>> begin
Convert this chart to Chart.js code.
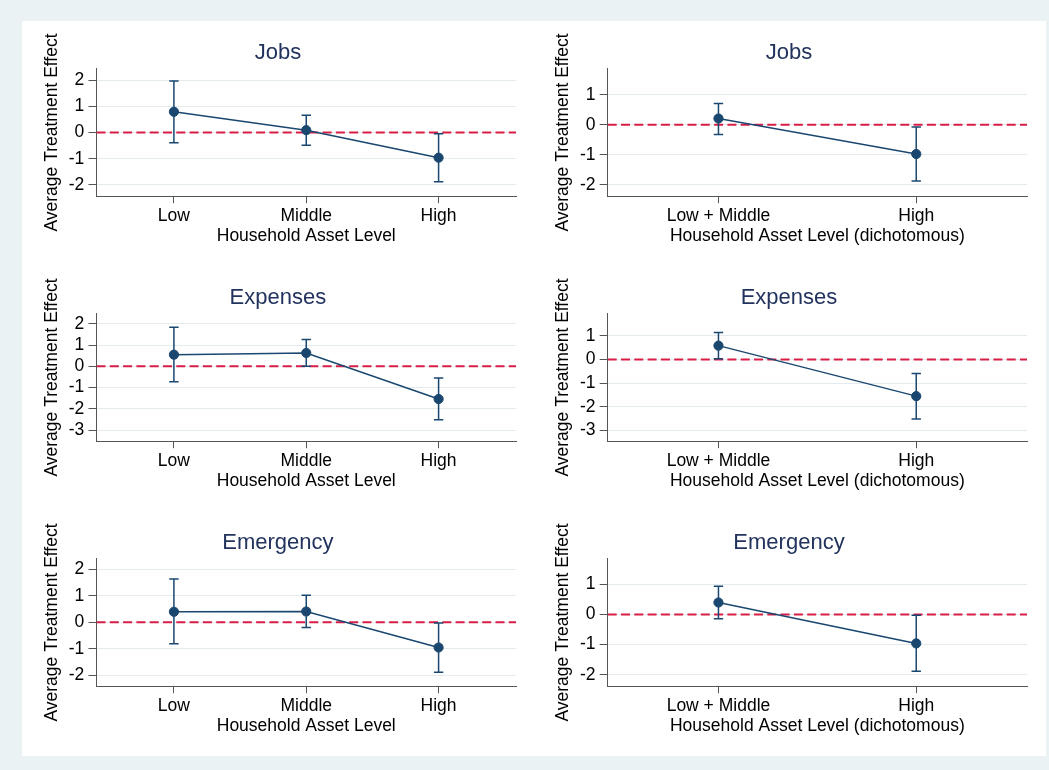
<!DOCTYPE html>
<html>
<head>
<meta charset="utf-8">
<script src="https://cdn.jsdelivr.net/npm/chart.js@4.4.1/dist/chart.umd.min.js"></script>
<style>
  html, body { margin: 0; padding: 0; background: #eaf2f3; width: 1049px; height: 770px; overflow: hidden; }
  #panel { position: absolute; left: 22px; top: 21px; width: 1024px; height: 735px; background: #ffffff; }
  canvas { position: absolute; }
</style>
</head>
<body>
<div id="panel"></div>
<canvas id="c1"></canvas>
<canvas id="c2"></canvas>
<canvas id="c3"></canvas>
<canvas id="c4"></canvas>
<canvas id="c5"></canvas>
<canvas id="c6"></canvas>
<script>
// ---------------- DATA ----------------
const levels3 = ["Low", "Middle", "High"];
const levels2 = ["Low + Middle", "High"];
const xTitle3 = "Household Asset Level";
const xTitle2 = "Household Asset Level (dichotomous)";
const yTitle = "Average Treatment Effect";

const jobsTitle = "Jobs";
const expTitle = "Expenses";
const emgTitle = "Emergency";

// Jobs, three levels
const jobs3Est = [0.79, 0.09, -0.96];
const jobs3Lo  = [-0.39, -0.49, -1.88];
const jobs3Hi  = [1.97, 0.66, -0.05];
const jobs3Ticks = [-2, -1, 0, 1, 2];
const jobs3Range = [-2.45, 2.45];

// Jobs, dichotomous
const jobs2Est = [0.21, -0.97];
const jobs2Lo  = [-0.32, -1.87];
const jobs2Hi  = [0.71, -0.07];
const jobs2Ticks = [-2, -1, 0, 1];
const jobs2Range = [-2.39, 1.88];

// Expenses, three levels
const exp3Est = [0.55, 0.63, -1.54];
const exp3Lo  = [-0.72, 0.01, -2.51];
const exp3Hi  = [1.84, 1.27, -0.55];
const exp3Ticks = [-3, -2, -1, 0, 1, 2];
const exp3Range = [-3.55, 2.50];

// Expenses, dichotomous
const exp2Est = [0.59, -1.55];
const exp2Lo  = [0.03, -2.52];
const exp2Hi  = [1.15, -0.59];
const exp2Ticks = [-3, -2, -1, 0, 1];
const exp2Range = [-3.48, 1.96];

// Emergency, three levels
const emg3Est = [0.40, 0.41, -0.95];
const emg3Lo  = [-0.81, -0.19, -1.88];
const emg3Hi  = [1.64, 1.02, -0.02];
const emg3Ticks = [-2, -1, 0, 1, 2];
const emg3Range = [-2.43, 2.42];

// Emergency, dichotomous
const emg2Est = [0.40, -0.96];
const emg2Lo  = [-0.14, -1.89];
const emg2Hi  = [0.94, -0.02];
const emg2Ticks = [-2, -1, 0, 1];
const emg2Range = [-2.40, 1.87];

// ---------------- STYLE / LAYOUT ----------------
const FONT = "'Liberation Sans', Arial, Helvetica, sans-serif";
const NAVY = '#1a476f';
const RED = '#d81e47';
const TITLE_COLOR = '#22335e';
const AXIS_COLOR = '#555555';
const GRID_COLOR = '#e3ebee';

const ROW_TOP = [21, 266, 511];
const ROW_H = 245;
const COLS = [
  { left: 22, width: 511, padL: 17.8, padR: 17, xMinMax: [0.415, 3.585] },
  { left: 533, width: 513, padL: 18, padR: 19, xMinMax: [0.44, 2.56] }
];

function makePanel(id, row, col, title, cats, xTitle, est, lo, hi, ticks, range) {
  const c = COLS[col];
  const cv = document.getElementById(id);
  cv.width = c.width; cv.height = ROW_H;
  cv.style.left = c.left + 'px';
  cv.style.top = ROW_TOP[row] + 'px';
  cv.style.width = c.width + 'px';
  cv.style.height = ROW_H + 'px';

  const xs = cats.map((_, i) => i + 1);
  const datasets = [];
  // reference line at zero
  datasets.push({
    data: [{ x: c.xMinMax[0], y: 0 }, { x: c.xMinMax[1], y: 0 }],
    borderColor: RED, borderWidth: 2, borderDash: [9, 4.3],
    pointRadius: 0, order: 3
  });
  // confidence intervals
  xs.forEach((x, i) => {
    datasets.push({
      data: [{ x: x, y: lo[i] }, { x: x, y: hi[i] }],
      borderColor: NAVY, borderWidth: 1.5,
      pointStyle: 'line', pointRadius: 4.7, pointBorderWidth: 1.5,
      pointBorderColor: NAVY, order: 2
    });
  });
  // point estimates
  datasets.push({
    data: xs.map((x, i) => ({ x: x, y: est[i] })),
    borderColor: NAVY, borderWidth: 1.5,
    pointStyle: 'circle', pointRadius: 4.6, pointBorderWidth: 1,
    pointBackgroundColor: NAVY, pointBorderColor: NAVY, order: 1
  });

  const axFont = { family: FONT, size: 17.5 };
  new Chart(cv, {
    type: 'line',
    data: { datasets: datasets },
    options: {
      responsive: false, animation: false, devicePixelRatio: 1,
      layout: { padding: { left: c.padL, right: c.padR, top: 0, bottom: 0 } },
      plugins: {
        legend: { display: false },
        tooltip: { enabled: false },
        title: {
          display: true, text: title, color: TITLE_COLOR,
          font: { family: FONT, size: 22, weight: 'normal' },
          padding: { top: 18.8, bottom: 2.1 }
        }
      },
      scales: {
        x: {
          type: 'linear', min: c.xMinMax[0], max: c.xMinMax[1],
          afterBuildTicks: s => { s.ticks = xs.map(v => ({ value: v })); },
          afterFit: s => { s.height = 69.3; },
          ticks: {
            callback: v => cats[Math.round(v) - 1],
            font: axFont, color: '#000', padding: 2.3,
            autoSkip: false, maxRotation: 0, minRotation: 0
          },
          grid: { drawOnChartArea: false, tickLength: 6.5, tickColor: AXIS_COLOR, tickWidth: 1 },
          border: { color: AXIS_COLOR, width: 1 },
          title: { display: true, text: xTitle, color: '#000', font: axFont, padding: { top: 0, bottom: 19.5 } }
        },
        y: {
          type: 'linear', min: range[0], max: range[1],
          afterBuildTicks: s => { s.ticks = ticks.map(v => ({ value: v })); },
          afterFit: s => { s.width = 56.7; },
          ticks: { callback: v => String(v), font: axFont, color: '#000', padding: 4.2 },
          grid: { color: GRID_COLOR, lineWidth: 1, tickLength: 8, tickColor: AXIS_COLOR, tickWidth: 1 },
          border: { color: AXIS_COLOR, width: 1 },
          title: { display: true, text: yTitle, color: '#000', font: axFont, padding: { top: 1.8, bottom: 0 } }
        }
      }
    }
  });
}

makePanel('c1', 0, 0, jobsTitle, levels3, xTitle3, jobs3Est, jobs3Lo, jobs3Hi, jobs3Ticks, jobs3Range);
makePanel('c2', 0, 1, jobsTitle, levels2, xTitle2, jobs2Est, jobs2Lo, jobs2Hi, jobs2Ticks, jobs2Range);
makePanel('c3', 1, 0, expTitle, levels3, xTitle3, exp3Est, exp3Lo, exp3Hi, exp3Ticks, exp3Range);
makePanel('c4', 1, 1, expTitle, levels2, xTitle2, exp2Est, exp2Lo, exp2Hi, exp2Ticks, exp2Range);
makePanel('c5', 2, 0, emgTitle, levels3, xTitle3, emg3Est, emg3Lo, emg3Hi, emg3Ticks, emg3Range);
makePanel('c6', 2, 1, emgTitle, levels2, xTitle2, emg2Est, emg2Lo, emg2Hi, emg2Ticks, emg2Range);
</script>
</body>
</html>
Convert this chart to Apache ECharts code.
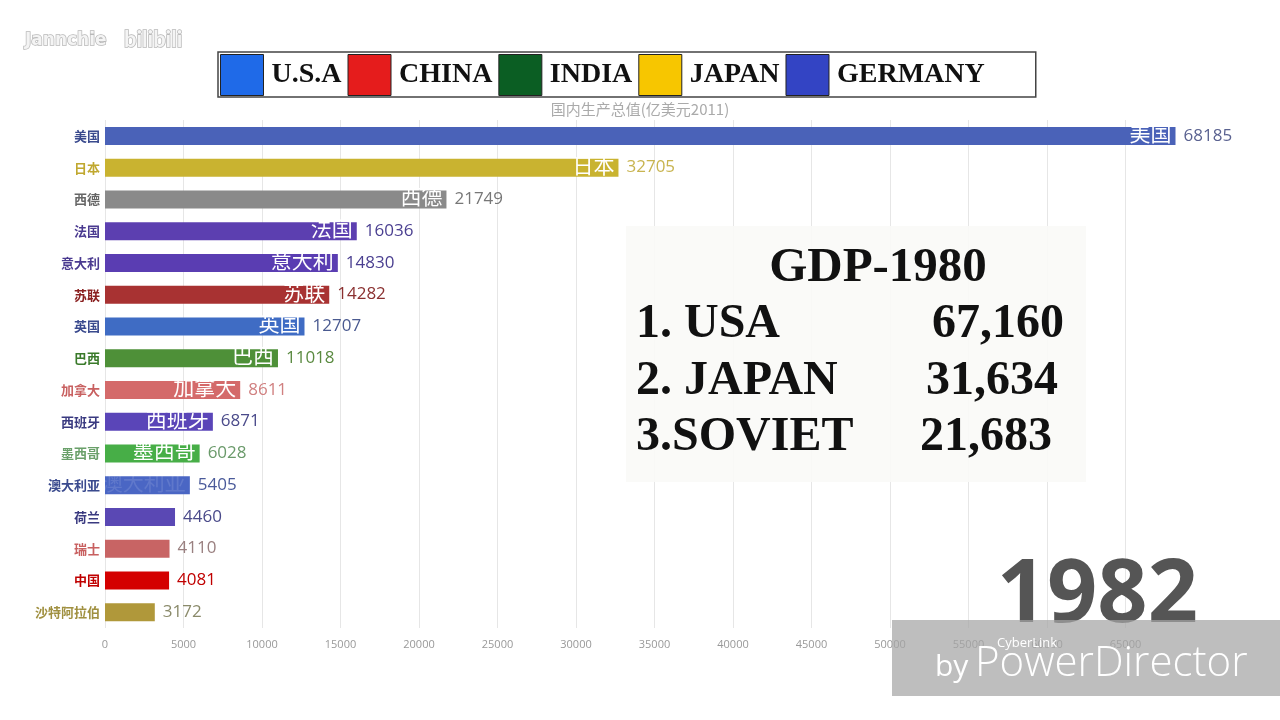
>> end
**What to do**
Give all the entries again exactly, dropping each picture.

**Completed exercise**
Convert this chart to Chart.js code.
<!DOCTYPE html>
<html>
<head>
<meta charset="utf-8">
<script src="https://cdn.jsdelivr.net/npm/chart.js@4.4.1/dist/chart.umd.min.js"></script>
<style>
  html, body { margin: 0; padding: 0; background: #eaf2f3; width: 1049px; height: 770px; overflow: hidden; }
  #panel { position: absolute; left: 22px; top: 21px; width: 1024px; height: 735px; background: #ffffff; }
  canvas { position: absolute; }
</style>
</head>
<body>
<div id="panel"></div>
<canvas id="c1"></canvas>
<canvas id="c2"></canvas>
<canvas id="c3"></canvas>
<canvas id="c4"></canvas>
<canvas id="c5"></canvas>
<canvas id="c6"></canvas>
<script>
// ---------------- DATA ----------------
const levels3 = ["Low", "Middle", "High"];
const levels2 = ["Low + Middle", "High"];
const xTitle3 = "Household Asset Level";
const xTitle2 = "Household Asset Level (dichotomous)";
const yTitle = "Average Treatment Effect";

const jobsTitle = "Jobs";
const expTitle = "Expenses";
const emgTitle = "Emergency";

// Jobs, three levels
const jobs3Est = [0.79, 0.09, -0.96];
const jobs3Lo  = [-0.39, -0.49, -1.88];
const jobs3Hi  = [1.97, 0.66, -0.05];
const jobs3Ticks = [-2, -1, 0, 1, 2];
const jobs3Range = [-2.45, 2.45];

// Jobs, dichotomous
const jobs2Est = [0.21, -0.97];
const jobs2Lo  = [-0.32, -1.87];
const jobs2Hi  = [0.71, -0.07];
const jobs2Ticks = [-2, -1, 0, 1];
const jobs2Range = [-2.39, 1.88];

// Expenses, three levels
const exp3Est = [0.55, 0.63, -1.54];
const exp3Lo  = [-0.72, 0.01, -2.51];
const exp3Hi  = [1.84, 1.27, -0.55];
const exp3Ticks = [-3, -2, -1, 0, 1, 2];
const exp3Range = [-3.55, 2.50];

// Expenses, dichotomous
const exp2Est = [0.59, -1.55];
const exp2Lo  = [0.03, -2.52];
const exp2Hi  = [1.15, -0.59];
const exp2Ticks = [-3, -2, -1, 0, 1];
const exp2Range = [-3.48, 1.96];

// Emergency, three levels
const emg3Est = [0.40, 0.41, -0.95];
const emg3Lo  = [-0.81, -0.19, -1.88];
const emg3Hi  = [1.64, 1.02, -0.02];
const emg3Ticks = [-2, -1, 0, 1, 2];
const emg3Range = [-2.43, 2.42];

// Emergency, dichotomous
const emg2Est = [0.40, -0.96];
const emg2Lo  = [-0.14, -1.89];
const emg2Hi  = [0.94, -0.02];
const emg2Ticks = [-2, -1, 0, 1];
const emg2Range = [-2.40, 1.87];

// ---------------- STYLE / LAYOUT ----------------
const FONT = "'Liberation Sans', Arial, Helvetica, sans-serif";
const NAVY = '#1a476f';
const RED = '#d81e47';
const TITLE_COLOR = '#22335e';
const AXIS_COLOR = '#555555';
const GRID_COLOR = '#e3ebee';

const ROW_TOP = [21, 266, 511];
const ROW_H = 245;
const COLS = [
  { left: 22, width: 511, padL: 17.8, padR: 17, xMinMax: [0.415, 3.585] },
  { left: 533, width: 513, padL: 18, padR: 19, xMinMax: [0.44, 2.56] }
];

function makePanel(id, row, col, title, cats, xTitle, est, lo, hi, ticks, range) {
  const c = COLS[col];
  const cv = document.getElementById(id);
  cv.width = c.width; cv.height = ROW_H;
  cv.style.left = c.left + 'px';
  cv.style.top = ROW_TOP[row] + 'px';
  cv.style.width = c.width + 'px';
  cv.style.height = ROW_H + 'px';

  const xs = cats.map((_, i) => i + 1);
  const datasets = [];
  // reference line at zero
  datasets.push({
    data: [{ x: c.xMinMax[0], y: 0 }, { x: c.xMinMax[1], y: 0 }],
    borderColor: RED, borderWidth: 2, borderDash: [9, 4.3],
    pointRadius: 0, order: 3
  });
  // confidence intervals
  xs.forEach((x, i) => {
    datasets.push({
      data: [{ x: x, y: lo[i] }, { x: x, y: hi[i] }],
      borderColor: NAVY, borderWidth: 1.5,
      pointStyle: 'line', pointRadius: 4.7, pointBorderWidth: 1.5,
      pointBorderColor: NAVY, order: 2
    });
  });
  // point estimates
  datasets.push({
    data: xs.map((x, i) => ({ x: x, y: est[i] })),
    borderColor: NAVY, borderWidth: 1.5,
    pointStyle: 'circle', pointRadius: 4.6, pointBorderWidth: 1,
    pointBackgroundColor: NAVY, pointBorderColor: NAVY, order: 1
  });

  const axFont = { family: FONT, size: 17.5 };
  new Chart(cv, {
    type: 'line',
    data: { datasets: datasets },
    options: {
      responsive: false, animation: false, devicePixelRatio: 1,
      layout: { padding: { left: c.padL, right: c.padR, top: 0, bottom: 0 } },
      plugins: {
        legend: { display: false },
        tooltip: { enabled: false },
        title: {
          display: true, text: title, color: TITLE_COLOR,
          font: { family: FONT, size: 22, weight: 'normal' },
          padding: { top: 18.8, bottom: 2.1 }
        }
      },
      scales: {
        x: {
          type: 'linear', min: c.xMinMax[0], max: c.xMinMax[1],
          afterBuildTicks: s => { s.ticks = xs.map(v => ({ value: v })); },
          afterFit: s => { s.height = 69.3; },
          ticks: {
            callback: v => cats[Math.round(v) - 1],
            font: axFont, color: '#000', padding: 2.3,
            autoSkip: false, maxRotation: 0, minRotation: 0
          },
          grid: { drawOnChartArea: false, tickLength: 6.5, tickColor: AXIS_COLOR, tickWidth: 1 },
          border: { color: AXIS_COLOR, width: 1 },
          title: { display: true, text: xTitle, color: '#000', font: axFont, padding: { top: 0, bottom: 19.5 } }
        },
        y: {
          type: 'linear', min: range[0], max: range[1],
          afterBuildTicks: s => { s.ticks = ticks.map(v => ({ value: v })); },
          afterFit: s => { s.width = 56.7; },
          ticks: { callback: v => String(v), font: axFont, color: '#000', padding: 4.2 },
          grid: { color: GRID_COLOR, lineWidth: 1, tickLength: 8, tickColor: AXIS_COLOR, tickWidth: 1 },
          border: { color: AXIS_COLOR, width: 1 },
          title: { display: true, text: yTitle, color: '#000', font: axFont, padding: { top: 1.8, bottom: 0 } }
        }
      }
    }
  });
}

makePanel('c1', 0, 0, jobsTitle, levels3, xTitle3, jobs3Est, jobs3Lo, jobs3Hi, jobs3Ticks, jobs3Range);
makePanel('c2', 0, 1, jobsTitle, levels2, xTitle2, jobs2Est, jobs2Lo, jobs2Hi, jobs2Ticks, jobs2Range);
makePanel('c3', 1, 0, expTitle, levels3, xTitle3, exp3Est, exp3Lo, exp3Hi, exp3Ticks, exp3Range);
makePanel('c4', 1, 1, expTitle, levels2, xTitle2, exp2Est, exp2Lo, exp2Hi, exp2Ticks, exp2Range);
makePanel('c5', 2, 0, emgTitle, levels3, xTitle3, emg3Est, emg3Lo, emg3Hi, emg3Ticks, emg3Range);
makePanel('c6', 2, 1, emgTitle, levels2, xTitle2, emg2Est, emg2Lo, emg2Hi, emg2Ticks, emg2Range);
</script>
</body>
</html>
Convert this chart to Apache ECharts code.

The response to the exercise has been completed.